Why you kill your own ideas

You’ve done this. You’ve thought of something that might be the Next Big Thing – or even is just the Thing You Long To Do. And you don’t do a thing about it so it just never happens. Since we’re writers and it’s often as if there is just something in the air, quite often it does happen and it does get done, just by someone else.

Fast Company writer Courtney Seiter claims there are typically six things that stop her, starting with this:

1. BECAUSE THE IDEAS AREN’T FINISHED
The No. 1 thing that keeps me from creating is that the idea doesn’t feel complete yet. It lacks something, or I need more examples, or I’m not sure if it’s clear.

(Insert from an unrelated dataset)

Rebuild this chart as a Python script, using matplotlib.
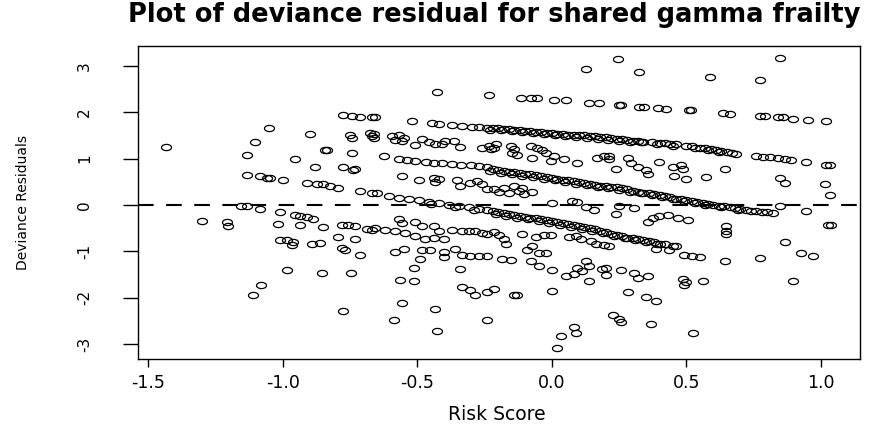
import numpy as np
import matplotlib
matplotlib.use("Agg")
import matplotlib.pyplot as plt
from matplotlib.path import Path

plt.rcParams["axes.unicode_minus"] = False

# three diagonal bands of residuals (x = risk score, y = deviance residual)
band_top_x = [-0.446, -0.421, -0.372, -0.335, -0.297, -0.272, -0.242, -0.22, -0.20, -0.18, -0.16,
              -0.14, -0.12, -0.10, -0.08, -0.06, -0.04, -0.02, 0.00, 0.02, 0.04, 0.06, 0.08, 0.10,
              0.12, 0.14, 0.16, 0.18, 0.20, 0.22, 0.24, 0.26, 0.28, 0.30, 0.32, 0.34, 0.37, 0.40,
              0.42, 0.44, 0.46, 0.50, 0.52, 0.55, 0.57, 0.59, 0.61, 0.63, 0.65, 0.67, 0.685,
              -0.23, -0.19, -0.15, -0.11, -0.07, -0.03, 0.01, 0.05, 0.09, 0.13, 0.17, 0.21,
              0.25, 0.29, 0.33, 0.39, 0.45, 0.53, 0.58, 0.62]
band_top_y = [1.76, 1.74, 1.72, 1.71, 1.69, 1.68, 1.67, 1.66, 1.66, 1.64, 1.64,
              1.62, 1.62, 1.60, 1.60, 1.58, 1.58, 1.56, 1.56, 1.54, 1.54, 1.52, 1.52, 1.50,
              1.50, 1.48, 1.48, 1.46, 1.46, 1.44, 1.43, 1.42, 1.41, 1.39, 1.38, 1.37, 1.36, 1.34,
              1.33, 1.32, 1.31, 1.28, 1.27, 1.24, 1.22, 1.20, 1.18, 1.16, 1.14, 1.12, 1.11,
              1.62, 1.61, 1.59, 1.57, 1.55, 1.53, 1.51, 1.49, 1.47, 1.45, 1.43, 1.41,
              1.39, 1.37, 1.35, 1.31, 1.28, 1.23, 1.19, 1.15]

band_mid_x = [-0.57, -0.54, -0.51, -0.47, -0.44, -0.41, -0.37, -0.34, -0.30, -0.27, -0.24, -0.22,
              -0.20, -0.18, -0.16, -0.14, -0.12, -0.10, -0.08, -0.06, -0.04, -0.02, 0.00, 0.02,
              0.04, 0.06, 0.08, 0.10, 0.12, 0.14, 0.16, 0.18, 0.20, 0.22, 0.24, 0.26, 0.28, 0.30,
              0.32, 0.34, 0.36, 0.38, 0.40, 0.42, 0.44, 0.46, 0.48, 0.50, 0.52, 0.54, 0.56, 0.58,
              0.60, 0.62, 0.64, 0.66, 0.68, 0.70, 0.72, 0.74, 0.76, 0.78, 0.80, 0.82,
              -0.23, -0.19, -0.15, -0.11, -0.07, -0.03, 0.01, 0.05, 0.09, 0.13, 0.17, 0.21,
              0.25, 0.29, 0.33, 0.37, 0.41, 0.45, 0.49, 0.53, 0.57, 0.63, 0.69]
band_mid_y = [0.99, 0.97, 0.95, 0.93, 0.91, 0.90, 0.88, 0.86, 0.86, 0.84, 0.81, 0.78,
              0.76, 0.74, 0.72, 0.71, 0.69, 0.67, 0.66, 0.64, 0.62, 0.60, 0.58, 0.56,
              0.55, 0.53, 0.51, 0.49, 0.47, 0.46, 0.44, 0.42, 0.41, 0.40, 0.38, 0.36, 0.34, 0.31,
              0.29, 0.27, 0.25, 0.23, 0.21, 0.19, 0.17, 0.14, 0.12, 0.10, 0.08, 0.06, 0.04, 0.03,
              0.01, -0.01, -0.03, -0.05, -0.07, -0.09, -0.10, -0.12, -0.13, -0.14, -0.16, -0.17,
              0.73, 0.70, 0.67, 0.63, 0.60, 0.57, 0.53, 0.50, 0.46, 0.43, 0.39, 0.36,
              0.33, 0.29, 0.25, 0.21, 0.17, 0.12, 0.08, 0.04, 0.00, -0.05, -0.11]

band_low_x = [-0.607, -0.570, -0.533, -0.496, -0.458, -0.421, -0.384, -0.347, -0.310, -0.272,
              -0.242, -0.22, -0.20, -0.18, -0.16, -0.14, -0.12, -0.10, -0.08, -0.06, -0.04,
              -0.02, 0.00, 0.02, 0.04, 0.06, 0.08, 0.10, 0.12, 0.14, 0.16, 0.18, 0.20, 0.22,
              0.24, 0.26, 0.28, 0.30, 0.32, 0.34, 0.36, 0.38, 0.40, 0.42, 0.45, 0.49, 0.52, 0.55,
              -0.45, -0.36, -0.29, -0.21, -0.17, -0.13, -0.09, -0.05, -0.01, 0.03, 0.07, 0.11,
              0.15, 0.19, 0.23, 0.27, 0.31, 0.35, 0.39]
band_low_y = [0.19, 0.16, 0.12, 0.10, 0.07, 0.04, 0.01, -0.02, -0.05, -0.08,
              -0.11, -0.13, -0.15, -0.17, -0.19, -0.21, -0.23, -0.25, -0.27, -0.29, -0.31,
              -0.33, -0.35, -0.37, -0.39, -0.41, -0.43, -0.45, -0.47, -0.50, -0.52, -0.55, -0.58,
              -0.62, -0.65, -0.67, -0.70, -0.72, -0.74, -0.76, -0.78, -0.80, -0.83, -0.85,
              -0.89, -1.07, -1.10, -1.12,
              0.03, -0.05, -0.11, -0.19, -0.23, -0.27, -0.31, -0.35, -0.39, -0.43, -0.47, -0.51,
              -0.55, -0.60, -0.66, -0.71, -0.75, -0.79, -0.84]

# scattered points, left part of the plot
pts_left = [(-1.434, 1.26), (-1.30, -0.35), (-1.21, -0.37), (-1.205, -0.45), (-1.155, -0.01),
            (-1.133, -0.02), (-1.133, 1.09), (-1.133, 0.65), (-1.105, 1.35), (-1.11, -1.93),
            (-1.052, 1.67), (-1.086, 0.63), (-1.06, 0.59), (-1.048, 0.59), (-0.999, 0.55),
            (-1.086, -0.08), (-1.011, -0.14), (-0.955, -0.22), (-0.937, -0.24), (-0.912, -0.26),
            (-0.887, -0.30), (-1.017, -0.40), (-0.937, -0.43), (-0.850, -0.48), (-1.011, -0.76),
            (-0.986, -0.76), (-0.962, -0.79), (-0.968, -0.86), (-0.893, -0.83), (-0.862, -0.81),
            (-0.794, -0.69), (-0.732, -0.73), (-0.782, -0.92), (-0.770, -0.98), (-0.714, -1.07),
            (-0.986, -1.39), (-0.856, -1.46), (-0.748, -1.46), (-1.082, -1.73), (-0.776, -2.28),
            (-0.90, 1.53), (-0.955, 1.00), (-0.844, 1.19), (-0.838, 1.18), (-0.745, 1.13),
            (-0.751, 1.50), (-0.745, 1.45), (-0.677, 1.55), (-0.670, 1.49), (-0.881, 0.81),
            (-0.776, 0.81), (-0.739, 0.76), (-0.732, 0.78), (-0.776, 1.94), (-0.745, 1.92),
            (-0.714, 1.90), (-0.670, 1.89), (-0.912, 0.48), (-0.875, 0.46), (-0.850, 0.45),
            (-0.825, 0.41), (-0.794, 0.37), (-0.714, 0.30), (-0.670, 0.27), (-0.782, -0.42),
            (-0.757, -0.44), (-0.732, -0.45), (-0.689, -0.51), (-0.670, -0.53)]

# scattered points, middle part
pts_mid = [(-0.428, 2.44), (-0.235, 2.37), (-0.657, 1.89), (-0.520, 1.81), (-0.663, 1.53),
           (-0.663, 1.45), (-0.595, 1.49), (-0.570, 1.50), (-0.551, 1.45), (-0.558, 1.38),
           (-0.583, 1.40), (-0.508, 1.29), (-0.483, 1.43), (-0.458, 1.35), (-0.434, 1.32),
           (-0.409, 1.31), (-0.397, 1.38), (-0.365, 1.38), (-0.341, 1.26), (-0.260, 1.24),
           (-0.235, 1.27), (-0.626, 1.06), (-0.558, 0.63), (-0.496, 0.53), (-0.440, 0.59),
           (-0.434, 0.50), (-0.421, 0.57), (-0.353, 0.53), (-0.341, 0.41), (-0.304, 0.48),
           (-0.279, 0.52), (-0.260, 0.45), (-0.242, 0.34), (-0.651, 0.27),
           (-0.657, -0.49), (-0.620, -0.53), (-0.583, -0.56), (-0.545, -0.60), (-0.508, -0.67),
           (-0.471, -0.74), (-0.570, -0.31), (-0.558, -0.38), (-0.508, -0.37), (-0.483, -0.45),
           (-0.440, -0.45), (-0.421, -0.56), (-0.372, -0.53), (-0.335, -0.55), (-0.310, -0.56),
           (-0.285, -0.55), (-0.260, -0.60), (-0.242, -0.63), (-0.440, -0.71), (-0.403, -0.74),
           (-0.551, -0.94), (-0.583, -1.02), (-0.483, -0.96), (-0.452, -0.97), (-0.403, -1.02),
           (-0.403, -1.12), (-0.360, -0.94), (-0.335, -1.07), (-0.304, -1.09), (-0.272, -1.09),
           (-0.242, -1.09), (-0.490, -1.16), (-0.514, -1.35), (-0.341, -1.38), (-0.564, -1.61),
           (-0.514, -1.64), (-0.335, -1.76), (-0.304, -1.84), (-0.285, -1.94), (-0.242, -1.88),
           (-0.558, -2.11), (-0.434, -2.25), (-0.589, -2.48), (-0.428, -2.71), (-0.242, -2.48),
           (0.125, 2.93), (-0.116, 2.30), (-0.079, 2.30), (-0.055, 2.30), (0.007, 2.27),
           (0.051, 2.27), (0.138, 2.20), (0.175, 2.20),
           (-0.209, 1.31), (-0.216, 1.24), (-0.228, 1.20), (-0.153, 1.27), (-0.141, 1.20),
           (-0.129, 1.09), (-0.148, 1.13), (-0.079, 1.27), (-0.055, 1.24), (-0.036, 1.19),
           (-0.023, 1.13), (-0.005, 0.95), (0.007, 1.06), (0.045, 0.99), (0.094, 0.90),
           (-0.073, 1.02), (0.168, 1.02), (0.193, 1.06),
           (-0.216, 0.34), (-0.197, 0.28), (-0.178, 0.37), (-0.160, 0.27), (-0.141, 0.41),
           (-0.123, 0.30), (-0.110, 0.37), (-0.104, 0.23), (-0.073, 0.28), (0.001, 0.05),
           (0.075, 0.09), (0.094, 0.06), (0.125, -0.04), (0.156, -0.11),
           (-0.216, -0.58), (-0.197, -0.65), (-0.178, -0.73), (-0.172, -0.83), (-0.110, -0.63),
           (-0.061, -0.68), (-0.030, -0.65), (-0.005, -0.65), (0.063, -0.68), (0.088, -0.67),
           (0.107, -0.73), (0.144, -0.78), (0.162, -0.85), (0.193, -0.87), (-0.073, -0.89),
           (-0.092, -0.97), (-0.048, -1.03), (-0.023, -1.03), (-0.185, -1.16), (-0.153, -1.19),
           (-0.079, -1.21), (-0.048, -1.32), (0.001, -1.40), (0.051, -1.52), (0.082, -1.48),
           (0.094, -1.35), (0.125, -1.21), (0.138, -1.32), (0.113, -1.43), (0.138, -1.64),
           (0.187, -1.38), (-0.216, -1.81), (-0.141, -1.95), (-0.131, -1.95), (0.001, -1.86),
           (0.082, -2.64), (0.088, -2.77), (0.032, -2.83), (0.020, -3.08)]

# scattered points, right part
pts_right = [(0.244, 3.15), (0.325, 2.86), (0.587, 2.76), (0.250, 2.15), (0.255, 2.15),
             (0.325, 2.12), (0.343, 2.12), (0.393, 2.09), (0.424, 2.08), (0.510, 2.05),
             (0.515, 2.05), (0.213, 1.06), (0.213, 0.99), (0.281, 1.02), (0.294, 0.91),
             (0.318, 0.81), (0.356, 0.68), (0.349, 0.76), (0.238, 0.77), (0.399, 0.93),
             (0.449, 0.83), (0.480, 0.86), (0.486, 0.77), (0.455, 0.63), (0.498, 0.57),
             (0.572, 0.61), (0.250, -0.01), (0.306, -0.07), (0.238, -0.19), (0.356, -0.37),
             (0.374, -0.27), (0.399, -0.24), (0.430, -0.22), (0.467, -0.29), (0.504, -0.32),
             (0.213, -0.89), (0.387, -0.94), (0.436, -0.96), (0.461, -0.89), (0.201, -1.35),
             (0.201, -1.50), (0.257, -1.40), (0.306, -1.46), (0.318, -1.57), (0.356, -1.52),
             (0.486, -1.59), (0.498, -1.66), (0.492, -1.73), (0.560, -1.64), (0.281, -1.88),
             (0.349, -1.98), (0.387, -2.07), (0.226, -2.38), (0.250, -2.46), (0.257, -2.53),
             (0.368, -2.56), (0.525, -2.77),
             (0.846, 3.18), (0.772, 2.69), (0.636, 1.99), (0.660, 1.97), (0.772, 1.92),
             (0.791, 1.91), (0.840, 1.89), (0.859, 1.89), (0.896, 1.86), (0.952, 1.84),
             (1.020, 1.81), (0.760, 1.06), (0.784, 1.04), (0.809, 1.04), (0.840, 1.01),
             (0.865, 0.99), (0.890, 0.97), (0.945, 0.93), (1.020, 0.86), (1.032, 0.86),
             (0.642, 0.77), (0.846, 0.59), (0.865, 0.48), (1.014, 0.45), (1.035, 0.22),
             (0.846, -0.02), (0.945, -0.13), (1.026, -0.42), (1.038, -0.42), (0.648, -0.45),
             (0.648, -0.55), (0.648, -0.63), (0.865, -0.80), (0.772, -1.15), (0.927, -1.04),
             (0.970, -1.10), (0.642, -1.21), (0.896, -1.63)]

x_ticks = [-1.5, -1.0, -0.5, 0.0, 0.5, 1.0]
x_labels = ["-1.5", "-1.0", "-0.5", "0.0", "0.5", "1.0"]
y_ticks = [-3, -2, -1, 0, 1, 2, 3]

# open ellipse marker (the source image is stretched sideways)
t = np.linspace(0, 2 * np.pi, 41)
ellipse = Path(np.column_stack([np.cos(t), 0.62 * np.sin(t)]))

fig = plt.figure(figsize=(8.92, 4.26), dpi=100)
ax = fig.add_axes([138 / 892, 1 - 359 / 426, 722 / 892, 313 / 426])

scatter_x = band_top_x + band_mid_x + band_low_x + [p[0] for p in pts_left + pts_mid + pts_right]
scatter_y = band_top_y + band_mid_y + band_low_y + [p[1] for p in pts_left + pts_mid + pts_right]
ax.plot(scatter_x, scatter_y, linestyle="none", marker=ellipse, markersize=7.2,
        markerfacecolor="none", markeredgecolor="black", markeredgewidth=0.9)

ax.axhline(0, color="black", linewidth=1.5, linestyle=(0, (7.5, 6)))

ax.set_xlim(-1.539, 1.145)
ax.set_ylim(-3.32, 3.43)
ax.set_xticks(x_ticks)
ax.set_xticklabels(x_labels, fontsize=12.5)
ax.set_yticks(y_ticks)
ax.set_yticklabels([str(v) for v in y_ticks], fontsize=11, rotation=90, va="center")
ax.tick_params(axis="x", length=6, width=1, pad=5)
ax.tick_params(axis="y", length=11, width=1, pad=22)
for s in ax.spines.values():
    s.set_linewidth(1)

fig.text(494 / 892, 1 - 15 / 426, "Plot of deviance residual for shared gamma frailty",
         fontsize=18.5, fontweight="bold", ha="center", va="center")
fig.text(497 / 892, 1 - 414 / 426, "Risk Score", fontsize=13.5, ha="center", va="center")
fig.text(23 / 892, 1 - 203 / 426, "Deviance Residuals", fontsize=10, rotation=90,
         ha="center", va="center")

fig.savefig("out.png", dpi=100)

A former editor of mine called these “glimmers”—a little spark of an idea, not fully formed but on the cusp of being something. Sometimes you need to let a glimmer sit for a while before it becomes a fully formed idea. Sometimes you can smush it together with a few other glimmers to make something.

The main thing is that idea glimmers need nurturing, which can be hard to do. When ideas are still developing, they can feel embarrassingly incomplete or tough to explain to others. What if my little glimmer is misunderstood or turns out to be nothing at all?

How to fix it: It may seem counterintuitive, but I’ve learned that this is the time to talk about ideas most, so they can grow from a glimmer to a real idea. You can even post it on social media to give it a quick test. So what if the idea might fail? I’ll be able to get feedback right away and know whether to keep thinking on my glimmer or let it go.

6 Ways Your Brain Tries to Kill Your Ideas and How to Fight Them – Courtney Seiter, Fast Company (18 August 2014)

The other five ways include ones you’ll recognise as well as I do: the idea is too hard, we’re too busy, we’re too distracted. The full piece is a meaty examination of these and more with a lot of good ideas for beating them or at least making it more of a fight.